NAR President Cathy Whatley, owner of Buck & Buck Inc. in Jacksonville, Fla., questioned the use by insurers of credit scores and the CLUE (Comprehensive Loss Underwriting Exchange) database, which contains claim histories of both individuals and properties for a five-year period. Many borrowers who can qualify for mortgages are being turned down for homeowners insurance, and others are finding that phone calls to their insurance agent are recorded on their CLUE file and can jeopardize their coverage.
“The crisis in insurance is putting homeownership beyond the reach of many young families, minorities and other Americans who have yet to achieve the American Dream. Many factors are contributing to the crisis, but the use of credit scores to deny coverage raises questions about fairness and equality, despite the insurance industry’s acknowledgment that there has been no research which has proven a causal relationship between credit history and the likelihood that one will file an insurance claim,” Whatley remarked.

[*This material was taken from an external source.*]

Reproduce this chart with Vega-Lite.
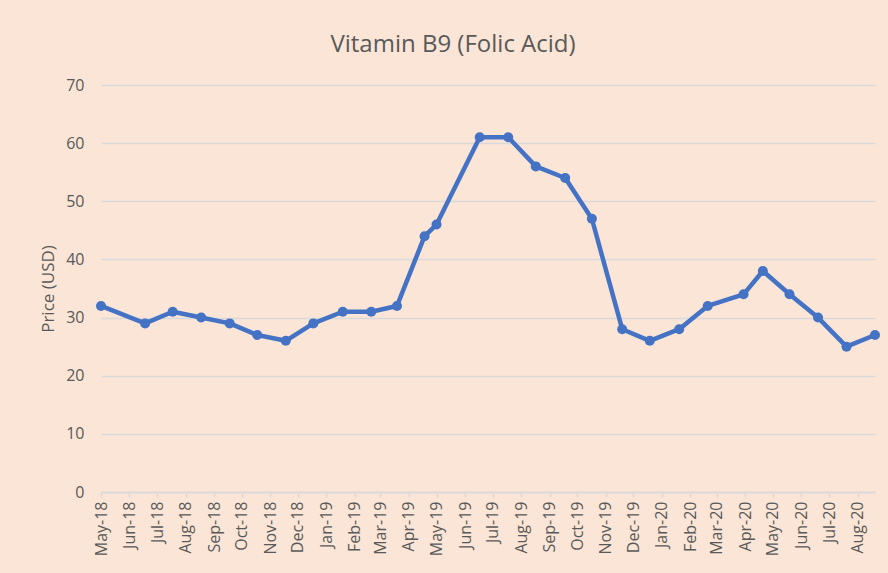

Whatley also raised concerns about the overall impact of the premium price increases on the real estate industry. According to the Insurance Information Institute, the average cost of homeowners insurance increased eight percent last year and is expected to rise an additional nine percent in 2003. While the average increase may seem unremarkable, many homeowners have seen their premiums soar as much as 30-70 percent.
“This sudden run up in insurance prices could place at risk the housing economy, which has been the single bright spot in the national economic picture,” she warned.
Similar problems of insurance availability and affordability have also impacted the multifamily and commercial real estate sectors. “Increases in insurance premiums for rental housing have dramatically raised expenses for providers of affordable rental housing,” Whatley noted. “These increases obviously impact the availability of affordable rental housing options.”
NAR has been investigating the insurance crisis since last fall and the association currently is considering ways to help alleviate the impact upon consumers.